1971年春。選抜大会出場校に選ばれ、3月のとある朝に甲子園に向けて出発。出発駅では壮行会が行われ、選手たちは列車に乗り込みました。しかし、学校では不祥事が発覚していました。一般の二年生生徒による三年生への暴行事件で、被害者の三年生が入院する事態となり、マスコミに知れることになってしまいました。その間、選手たちは連絡船に乗り込みました。
学校の会議では「野球部に関係のない事件だから出場させよう」という意見が大勢を占めたそうですが、その日の新聞の夕刊で事件が大きく報じられてしまい、出場辞退を決定。船中の選手たちにも知らされ「船を降りるな」という話でした。目的地に着いた連絡船から下船することなく、乗船したまま引き返し、再び出発した港について、バスで学校へ戻りました。到着すると選手たちは泣き崩れたそうです。
野球部長は当初の下船港に着くと、引き返す監督、選手と別れ、単身で大阪に向かい、当時の日本高野連会長の佐伯達夫さんに、この顛末を報告し謝罪したそうです。
当時の高野連は、野球部以外の不祥事でも“一蓮托生”として出場停止処分にしたほど厳格、絶対的な権力を誇っていたことから、この時、辞退しなくても出場停止処分を科していただろうと言われています。
その後、高野連会長が交替すると、不祥事に対する処罰は緩和され、野球部とは無関係な場合は問題なしとされるようになった。
いつまで、このような軍隊まがいの「連帯責任」がまかり通るのでしょうか。
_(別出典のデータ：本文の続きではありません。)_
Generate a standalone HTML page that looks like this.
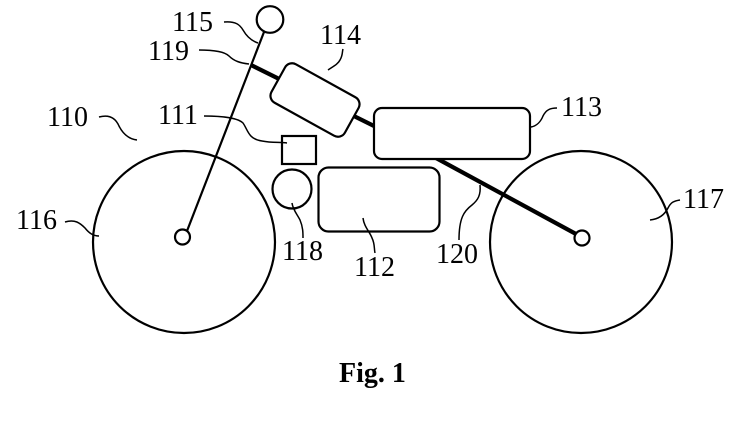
<!DOCTYPE html>
<html><head><meta charset="utf-8"><style>
html,body{margin:0;padding:0;background:#fff;}
svg{display:block;}
text{font-family:"Liberation Serif",serif;font-size:28px;fill:#000;}
</style></head><body>
<svg width="740" height="444" viewBox="0 0 740 444" xmlns="http://www.w3.org/2000/svg">
<g fill="none" stroke="#000" stroke-width="2.2">
  <!-- wheels -->
  <circle cx="184" cy="242" r="91"/>
  <circle cx="581" cy="242" r="91"/>
  <!-- fork -->
  <line x1="264" y1="32" x2="187" y2="231"/>
  <circle cx="270" cy="19.5" r="13.3" fill="#fff"/>
  <circle cx="182.5" cy="237" r="7.5" fill="#fff"/>
  <!-- frame thick -->
  <line x1="251" y1="65" x2="374" y2="126" stroke-width="4.2"/>
  <line x1="436" y1="158" x2="576" y2="234" stroke-width="4.2"/>
  <circle cx="582" cy="238" r="7.5" fill="#fff"/>
  <!-- box 114 -->
  <rect x="273" y="78" width="84" height="44" rx="8" fill="#fff" transform="rotate(29 315 100)"/>
  <!-- box 113 -->
  <rect x="374" y="108" width="156" height="51" rx="8" fill="#fff"/>
  <!-- box 112 -->
  <rect x="318.5" y="167.5" width="121" height="64" rx="10" fill="#fff"/>
  <!-- box 111 -->
  <rect x="282" y="136" width="34" height="28"/>
  <!-- circle 118 -->
  <circle cx="292" cy="189" r="19.5"/>
</g>
<g fill="none" stroke="#000" stroke-width="1.5">
  <!-- 115 -->
  <path d="M224,22 C236,21 240,25 243,30 C247,37 252,41 258,43"/>
  <!-- 119 -->
  <path d="M199,50 C215,50 225,52 229,56 C234,61 240,63 249,64"/>
  <!-- 114 -->
  <path d="M328,70 C334,66 338,64 340,60 C343,55 342,52 343,49"/>
  <!-- 110 -->
  <path d="M99,117 C110,114 116,119 119,126 C123,134 129,139 137,140"/>
  <!-- 111 -->
  <path d="M204,116 C222,116 238,118 243,123 C248,130 248,139 262,141 C272,143 280,142 287,143"/>
  <!-- 113 -->
  <path d="M531,127 C537,126 541,121 543,116 C546,110 550,108 557,108"/>
  <!-- 117 -->
  <path d="M650,220 C660,219 665,214 668,208 C671,202 674,201 680,200"/>
  <!-- 112 -->
  <path d="M363,218 C364,227 370,232 372,238 C375,244 374,249 375,253"/>
  <!-- 120 -->
  <path d="M480,185 C481,195 478,200 472,205 C464,211 459,218 459,240"/>
  <!-- 118 -->
  <path d="M292,203 C293,210 297,214 300,220 C303,227 303,233 303,238"/>
  <!-- 116 -->
  <path d="M65,222 C75,219 80,223 85,228 C89,233 93,236 99,236"/>
</g>
<text x="172" y="31">115</text>
<text x="148" y="60">119</text>
<text x="320" y="44">114</text>
<text x="47" y="126">110</text>
<text x="158" y="124">111</text>
<text x="561" y="116">113</text>
<text x="683" y="208">117</text>
<text x="354" y="276">112</text>
<text x="436" y="263">120</text>
<text x="282" y="260">118</text>
<text x="16" y="229">116</text>
<text x="339" y="382" style="font-weight:bold">Fig. 1</text>
</svg>
</body></html>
今回の騒ぎでも、どうして関与していない部員の出場機会まで奪われなければならないのか。「高校野球は教育の一環」であるとも言いますが、前時代的な連帯責任を負わせることが、教育の一環なのでしょうか。
さて、一昨日長野大会は決勝が行われ、閉会式がありました。閉会のあいさつの中で長野県高野連会長からこんなことが言われました。
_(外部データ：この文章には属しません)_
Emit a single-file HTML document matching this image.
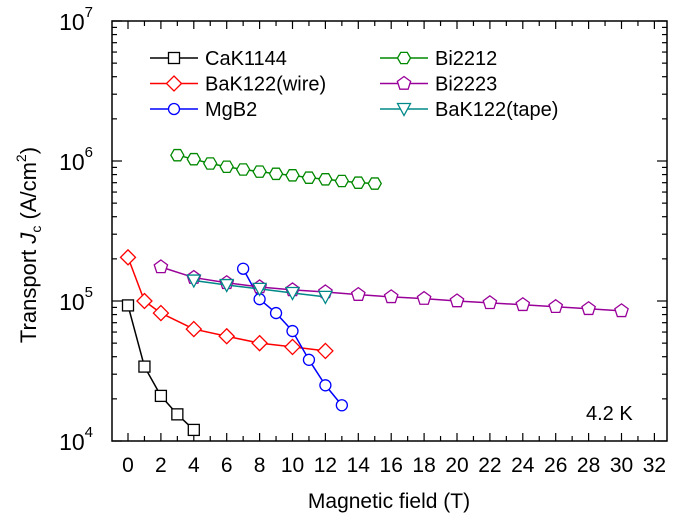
<!DOCTYPE html>
<html><head><meta charset="utf-8"><style>
html,body{margin:0;padding:0;background:#fff}
svg text{font-family:"Liberation Sans",Arial,sans-serif;fill:#000}
</style></head><body>
<svg width="678" height="526" viewBox="0 0 678 526">
<g id="axes"></g>
<g id="series"></g>
<g id="legend"></g>
<text x="586" y="420" font-size="20">4.2 K</text>
<text x="389" y="508" font-size="21" text-anchor="middle">Magnetic field (T)</text>
<text transform="translate(36,245) rotate(-90)" font-size="22" text-anchor="middle">Transport <tspan font-style="italic">J</tspan><tspan font-size="14" dy="5">c</tspan><tspan dy="-5"> (A/cm</tspan><tspan font-size="14" dy="-10">2</tspan><tspan dy="10">)</tspan></text>
</svg>
<script>
const xTicks=[0,2,4,6,8,10,12,14,16,18,20,22,24,26,28,30,32];
const yDecades=[4,5,6,7];
const cakX=[0,1,2,3,4];
const cakY=[9.3e4,3.4e4,2.1e4,1.55e4,1.2e4];
const wireX=[0,1,2,4,6,8,10,12];
const wireY=[2.05e5,1.0e5,8.2e4,6.3e4,5.6e4,5.0e4,4.7e4,4.4e4];
const mgbX=[7,8,9,10,11,12,13];
const mgbY=[1.7e5,1.03e5,8.2e4,6.1e4,3.8e4,2.5e4,1.8e4];
const bi2212X=[3,4,5,6,7,8,9,10,11,12,13,14,15];
const bi2212Y=[1.1e6,1.03e6,9.6e5,9.1e5,8.7e5,8.4e5,8.1e5,7.9e5,7.6e5,7.4e5,7.2e5,7.0e5,6.9e5];
const bi2223X=[2,4,6,8,10,12,14,16,18,20,22,24,26,28,30];
const bi2223Y=[1.75e5,1.47e5,1.35e5,1.26e5,1.2e5,1.16e5,1.11e5,1.07e5,1.04e5,1.0e5,9.7e4,9.4e4,9.1e4,8.8e4,8.5e4];
const tapeX=[4,6,8,10,12];
const tapeY=[1.4e5,1.3e5,1.22e5,1.14e5,1.07e5];

const L=112,R=667,T=21,B=441;
const sx=v=>128+v*16.45;
const sy=v=>B-(Math.log10(v)-4)*140;
const NS="http://www.w3.org/2000/svg";
function mk(tag,attrs,parent){const e=document.createElementNS(NS,tag);for(const k in attrs)e.setAttribute(k,attrs[k]);parent.appendChild(e);return e;}
const ax=document.getElementById('axes');
const frame=mk('rect',{x:L,y:T,width:R-L,height:B-T,fill:'none',stroke:'#000','stroke-width':1.5},ax);


for(let v=-1;v<=32.5;v+=1){const x=sx(v);if(x<L+1||x>R-1)continue;const len=(v%2===0)?8:5;
 mk('line',{x1:x,x2:x,y1:B,y2:B-len,stroke:'#000','stroke-width':1.2},ax);
 mk('line',{x1:x,x2:x,y1:T,y2:T+len,stroke:'#000','stroke-width':1.2},ax);}
xTicks.forEach(v=>{const t=mk('text',{x:sx(v),y:B+31,'font-size':21,'text-anchor':'middle'},ax);t.textContent=v;
 
 });
yDecades.forEach(d=>{
 for(let m=1;m<10;m++){if(d===7&&m>1)break;const y=sy(m*Math.pow(10,d));const len=m===1?10:5;
  mk('line',{x1:L,x2:L+len,y1:y,y2:y,stroke:'#000','stroke-width':1.2},ax);
  mk('line',{x1:R,x2:R-len,y1:y,y2:y,stroke:'#000','stroke-width':1.2},ax);}
 const t=mk('text',{x:93,y:sy(Math.pow(10,d))+9,'font-size':23,'text-anchor':'end'},ax);
 t.innerHTML='10<tspan font-size="15" dy="-13">'+d+'</tspan>';
 
 
});
function marker(type,x,y,c,g){
 const a={fill:'#fff',stroke:c,'stroke-width':1.3};
 let e;
 if(type==='sq')e=mk('rect',Object.assign({x:x-5.5,y:y-5.5,width:11,height:11},a),g);
 else if(type==='dia')e=mk('polygon',Object.assign({points:`${x},${y-7.5} ${x+7.5},${y} ${x},${y+7.5} ${x-7.5},${y}`},a),g);
 else if(type==='circ')e=mk('circle',Object.assign({cx:x,cy:y,r:5.5},a),g);
 else if(type==='hex'){let p=[];for(let i=0;i<6;i++){const an=Math.PI/3*i;p.push((x+6.5*Math.cos(an))+','+(y+6.5*Math.sin(an)));}e=mk('polygon',Object.assign({points:p.join(' ')},a),g);}
 else if(type==='pent'){let p=[];for(let i=0;i<5;i++){const an=-Math.PI/2+2*Math.PI/5*i;p.push((x+7*Math.cos(an))+','+(y+7*Math.sin(an)));}e=mk('polygon',Object.assign({points:p.join(' ')},a),g);}
 else e=mk('polygon',Object.assign({points:`${x-6.5},${y-5.5} ${x+6.5},${y-5.5} ${x},${y+6.5}`},a),g);
 return e;}
const series=[
 ['cak1144',cakX,cakY,'#000','sq','CaK1144'],
 ['bak122-wire',wireX,wireY,'#f00','dia','BaK122(wire)'],
 ['mgb2',mgbX,mgbY,'#00f','circ','MgB2'],
 ['bi2212',bi2212X,bi2212Y,'#080','hex','Bi2212'],
 ['bi2223',bi2223X,bi2223Y,'#909','pent','Bi2223'],
 ['bak122-tape',tapeX,tapeY,'#088','tri','BaK122(tape)']];
const sg=document.getElementById('series');
const lg=document.getElementById('legend');
series.forEach((s,i)=>{
 const g=mk('g',{},sg);
 
 
 const pts=s[1].map((x,j)=>sx(x)+','+sy(s[2][j])).join(' ');
 mk('polyline',{points:pts,fill:'none',stroke:s[3],'stroke-width':1.5},g);
 s[1].forEach((x,j)=>{const m=marker(s[4],sx(x),sy(s[2][j]),s[3],g);
  
  });
 const col=i<3?0:1,row=i%3;
 const lx=col?380:150,ly=58+row*25.5;
 const le=mk('g',{},lg);
 
 
 mk('line',{x1:lx,x2:lx+48,y1:ly,y2:ly,stroke:s[3],'stroke-width':1.5},le);
 marker(s[4],lx+24,ly,s[3],le);
 const t=mk('text',{x:lx+55,y:ly+7,'font-size':20},le);t.textContent=s[5];
});
</script>
</body></html>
「まず、講評の前にお詫びを申し上げなければならない問題がありました。それはあきらかに高校球児と思われる若者が球場近くの歩道を歩いていた、目がご不自由な方に対し心無い言葉を発したそうです。側にいた仲間の一人が『そんなこと言うな』と制したようですが、覆水盆に返らず、取り返しのつかないことになりました。長野県高野連の会長として改めてお詫びを申し上げるとともに、二度とこのようなことがないよう再度人間教育を各校にお願いしてまいります。たいへん申し訳ありませんでした」
せっかく、二週間の好勝負に水を差されたようで残念なことでした。